** START OF EXCERPTED DATA **
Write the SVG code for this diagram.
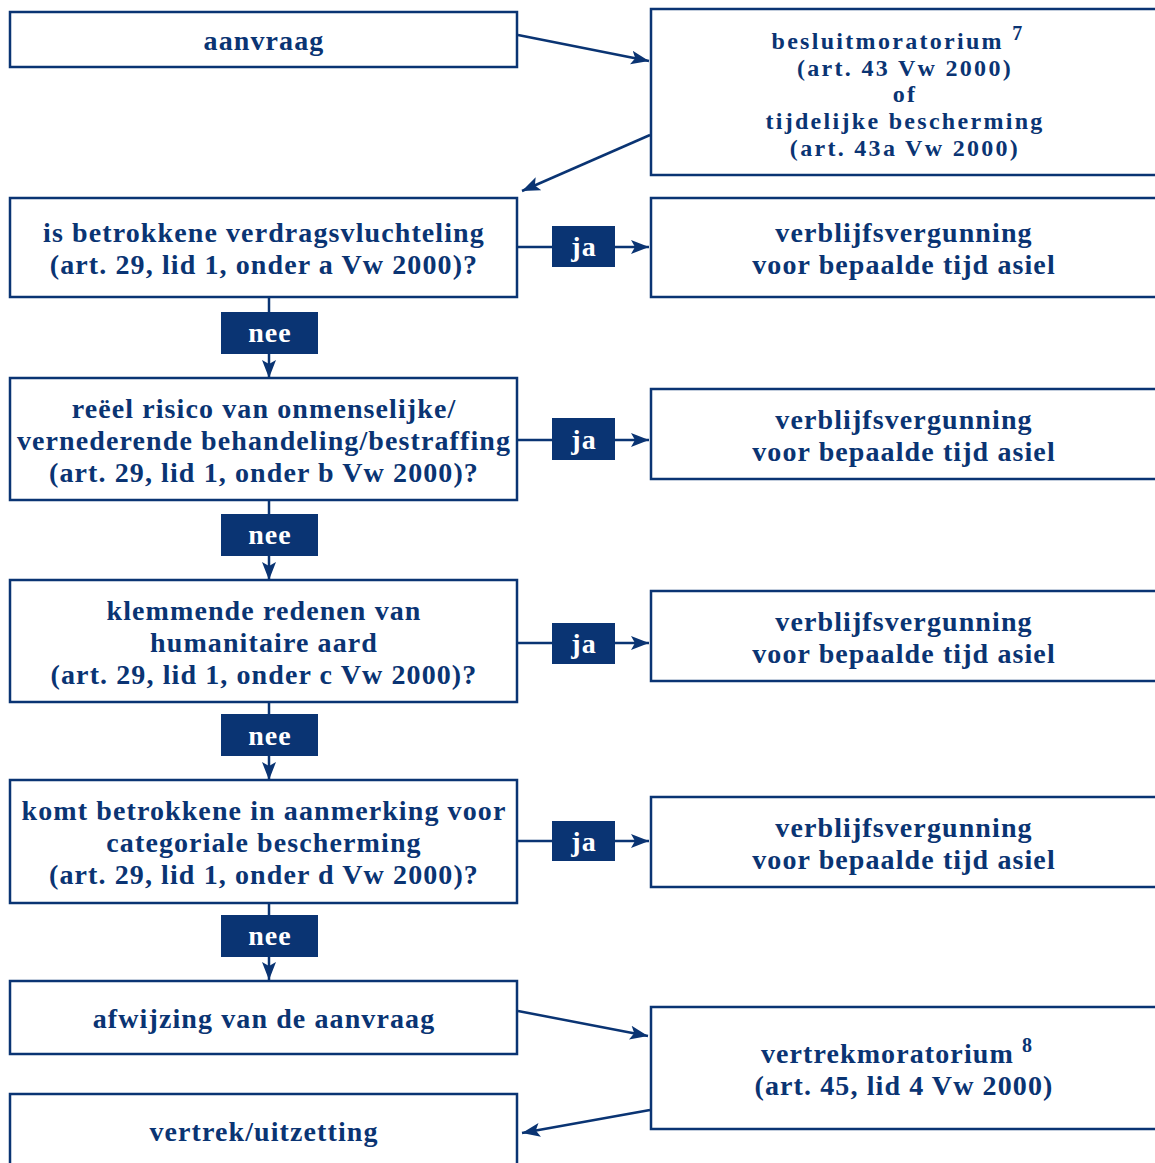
<svg xmlns="http://www.w3.org/2000/svg" width="1155" height="1163" viewBox="0 0 1155 1163">
<style>
.box{fill:#fff;stroke:#0a3473;stroke-width:2.5}
.lab{fill:#0a3473}
.t{font-family:"Liberation Serif","DejaVu Serif",serif;font-weight:bold;font-size:28px;letter-spacing:1.1px;fill:#0a3473;text-anchor:middle}
.s{font-size:24px;letter-spacing:2.3px}
.w{font-family:"Liberation Serif","DejaVu Serif",serif;font-weight:bold;font-size:28px;letter-spacing:1px;fill:#fff;text-anchor:middle}
.sup{font-size:20px}
.c{fill:none;stroke:#0a3473;stroke-width:2.5}
</style>
<defs>
<marker id="ah" markerUnits="userSpaceOnUse" markerWidth="20" markerHeight="16" refX="18" refY="8" orient="auto">
<path d="M0,1 L18,8 L0,15 L4,8 Z" fill="#0a3473"/>
</marker>
</defs>
<g id="connectors">
<line class="c" x1="518" y1="35" x2="649" y2="61" marker-end="url(#ah)"/>
<line class="c" x1="650" y1="135" x2="522" y2="191" marker-end="url(#ah)"/>
<line class="c" x1="517" y1="247" x2="552" y2="247"/>
<line class="c" x1="615" y1="247" x2="649" y2="247" marker-end="url(#ah)"/>
<line class="c" x1="269" y1="297" x2="269" y2="312"/>
<line class="c" x1="269" y1="354" x2="269" y2="378" marker-end="url(#ah)"/>
<line class="c" x1="517" y1="440" x2="552" y2="440"/>
<line class="c" x1="615" y1="440" x2="649" y2="440" marker-end="url(#ah)"/>
<line class="c" x1="269" y1="500" x2="269" y2="514"/>
<line class="c" x1="269" y1="556" x2="269" y2="580" marker-end="url(#ah)"/>
<line class="c" x1="517" y1="643" x2="552" y2="643"/>
<line class="c" x1="615" y1="643" x2="649" y2="643" marker-end="url(#ah)"/>
<line class="c" x1="269" y1="702" x2="269" y2="714"/>
<line class="c" x1="269" y1="756" x2="269" y2="780" marker-end="url(#ah)"/>
<line class="c" x1="517" y1="841" x2="552" y2="841"/>
<line class="c" x1="615" y1="841" x2="649" y2="841" marker-end="url(#ah)"/>
<line class="c" x1="269" y1="903" x2="269" y2="915"/>
<line class="c" x1="269" y1="957" x2="269" y2="980" marker-end="url(#ah)"/>
<line class="c" x1="518" y1="1011" x2="648" y2="1036" marker-end="url(#ah)"/>
<line class="c" x1="650" y1="1110" x2="522" y2="1133" marker-end="url(#ah)"/>
</g>
<g id="aanvraag"><rect class="box" x="10" y="12" width="507" height="55"/><text class="t" x="264" y="50">aanvraag</text></g>
<g id="besluitmoratorium"><rect class="box" x="651" y="9" width="520" height="166"/>
<text class="t s" x="898" y="49">besluitmoratorium <tspan class="sup" dy="-9">7</tspan></text>
<text class="t s" x="905" y="76">(art. 43 Vw 2000)</text>
<text class="t s" x="905" y="102">of</text>
<text class="t s" x="905" y="129">tijdelijke bescherming</text>
<text class="t s" x="905" y="156">(art. 43a Vw 2000)</text></g>
<g id="vraag1"><rect class="box" x="10" y="198" width="507" height="99"/>
<text class="t" x="264" y="242">is betrokkene verdragsvluchteling</text>
<text class="t" x="264" y="274">(art. 29, lid 1, onder a Vw 2000)?</text></g>
<g id="ja1"><rect class="lab" x="552" y="226" width="63" height="41"/><text class="w" x="584" y="256">ja</text></g>
<g id="vvv1"><rect class="box" x="651" y="198" width="520" height="99"/>
<text class="t" x="904" y="242">verblijfsvergunning</text>
<text class="t" x="904" y="274">voor bepaalde tijd asiel</text></g>
<g id="nee1"><rect class="lab" x="221" y="312" width="97" height="42"/><text class="w" x="270" y="342">nee</text></g>
<g id="vraag2"><rect class="box" x="10" y="378" width="507" height="122"/>
<text class="t" x="264" y="418">reëel risico van onmenselijke/</text>
<text class="t" x="264" y="450">vernederende behandeling/bestraffing</text>
<text class="t" x="264" y="482">(art. 29, lid 1, onder b Vw 2000)?</text></g>
<g id="ja2"><rect class="lab" x="552" y="418" width="63" height="42"/><text class="w" x="584" y="449">ja</text></g>
<g id="vvv2"><rect class="box" x="651" y="389" width="520" height="90"/>
<text class="t" x="904" y="429">verblijfsvergunning</text>
<text class="t" x="904" y="461">voor bepaalde tijd asiel</text></g>
<g id="nee2"><rect class="lab" x="221" y="514" width="97" height="42"/><text class="w" x="270" y="544">nee</text></g>
<g id="vraag3"><rect class="box" x="10" y="580" width="507" height="122"/>
<text class="t" x="264" y="620">klemmende redenen van</text>
<text class="t" x="264" y="652">humanitaire aard</text>
<text class="t" x="264" y="684">(art. 29, lid 1, onder c Vw 2000)?</text></g>
<g id="ja3"><rect class="lab" x="552" y="623" width="63" height="41"/><text class="w" x="584" y="653">ja</text></g>
<g id="vvv3"><rect class="box" x="651" y="591" width="520" height="90"/>
<text class="t" x="904" y="631">verblijfsvergunning</text>
<text class="t" x="904" y="663">voor bepaalde tijd asiel</text></g>
<g id="nee3"><rect class="lab" x="221" y="714" width="97" height="42"/><text class="w" x="270" y="745">nee</text></g>
<g id="vraag4"><rect class="box" x="10" y="780" width="507" height="123"/>
<text class="t" x="264" y="820">komt betrokkene in aanmerking voor</text>
<text class="t" x="264" y="852">categoriale bescherming</text>
<text class="t" x="264" y="884">(art. 29, lid 1, onder d Vw 2000)?</text></g>
<g id="ja4"><rect class="lab" x="552" y="821" width="63" height="40"/><text class="w" x="584" y="851">ja</text></g>
<g id="vvv4"><rect class="box" x="651" y="797" width="520" height="90"/>
<text class="t" x="904" y="837">verblijfsvergunning</text>
<text class="t" x="904" y="869">voor bepaalde tijd asiel</text></g>
<g id="nee4"><rect class="lab" x="221" y="915" width="97" height="42"/><text class="w" x="270" y="945">nee</text></g>
<g id="afwijzing"><rect class="box" x="10" y="981" width="507" height="73"/>
<text class="t" x="264" y="1028">afwijzing van de aanvraag</text></g>
<g id="vertrekmoratorium"><rect class="box" x="651" y="1007" width="520" height="122"/>
<text class="t" x="897" y="1063">vertrekmoratorium <tspan class="sup" dy="-11">8</tspan></text>
<text class="t" x="904" y="1095">(art. 45, lid 4 Vw 2000)</text></g>
<g id="vertrek"><rect class="box" x="10" y="1094" width="507" height="80"/>
<text class="t" x="264" y="1141">vertrek/uitzetting</text></g>
</svg>
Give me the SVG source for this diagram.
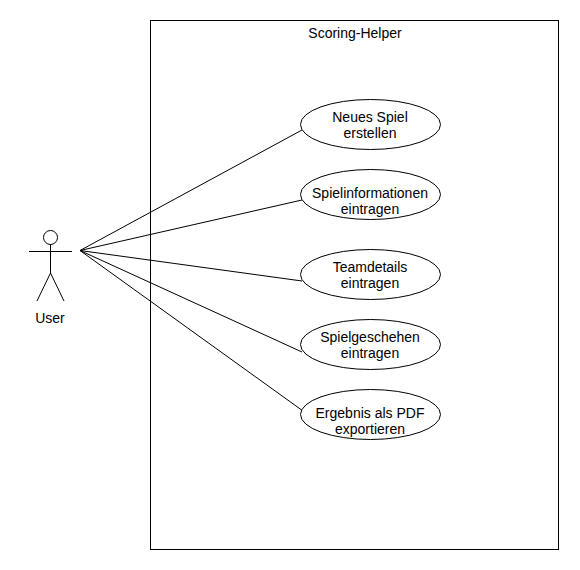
<svg xmlns="http://www.w3.org/2000/svg" width="580" height="570" viewBox="0 0 580 570">
<style>
text{font-family:"Liberation Sans",Arial,sans-serif;font-size:14px;fill:#000;text-anchor:middle}
.s{fill:none;stroke:#000;stroke-width:1}
.u{fill:#fff;stroke:#000;stroke-width:1}
</style>
<rect width="580" height="570" fill="#fff"/>
<g id="system"><rect class="s" x="150.500" y="20.500" width="408" height="529"/><text x="355" y="38">Scoring-Helper</text></g>
<g id="connectors">
<line class="s" x1="80" y1="250.500" x2="302" y2="130"/>
<line class="s" x1="80" y1="250.500" x2="302" y2="200"/>
<line class="s" x1="80" y1="250.500" x2="302" y2="281"/>
<line class="s" x1="80" y1="250.500" x2="302" y2="352"/>
<line class="s" x1="80" y1="250.500" x2="303" y2="411"/>
</g>
<g id="actor-user">
<circle class="s" cx="50.500" cy="237.500" r="7"/>
<path class="s" d="M50.500 244.500V273M29 251.500H72M50.500 273L37 301M50.500 273L64 301"/>
<text x="50" y="323">User</text>
</g>
<g id="uc1"><ellipse class="u" cx="370.500" cy="124.500" rx="70" ry="25"/><text x="370" y="122">Neues Spiel</text><text x="370" y="138">erstellen</text></g>
<g id="uc2"><ellipse class="u" cx="370.500" cy="194.500" rx="70" ry="25"/><text x="370" y="198">Spielinformationen</text><text x="370" y="214">eintragen</text></g>
<g id="uc3"><ellipse class="u" cx="370.500" cy="274.500" rx="70" ry="25"/><text x="370" y="272">Teamdetails</text><text x="370" y="288">eintragen</text></g>
<g id="uc4"><ellipse class="u" cx="370.500" cy="344.500" rx="70" ry="25"/><text x="370" y="342">Spielgeschehen</text><text x="370" y="358">eintragen</text></g>
<g id="uc5"><ellipse class="u" cx="370.500" cy="414.500" rx="70" ry="25"/><text x="370" y="418">Ergebnis als PDF</text><text x="370" y="434">exportieren</text></g>
</svg>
** END OF EXCERPTED DATA **
Locate all lines in the listing above with the word "this". Copy them.

**RESULT:**
Write the SVG code for this diagram.
Give me the SVG source for this diagram.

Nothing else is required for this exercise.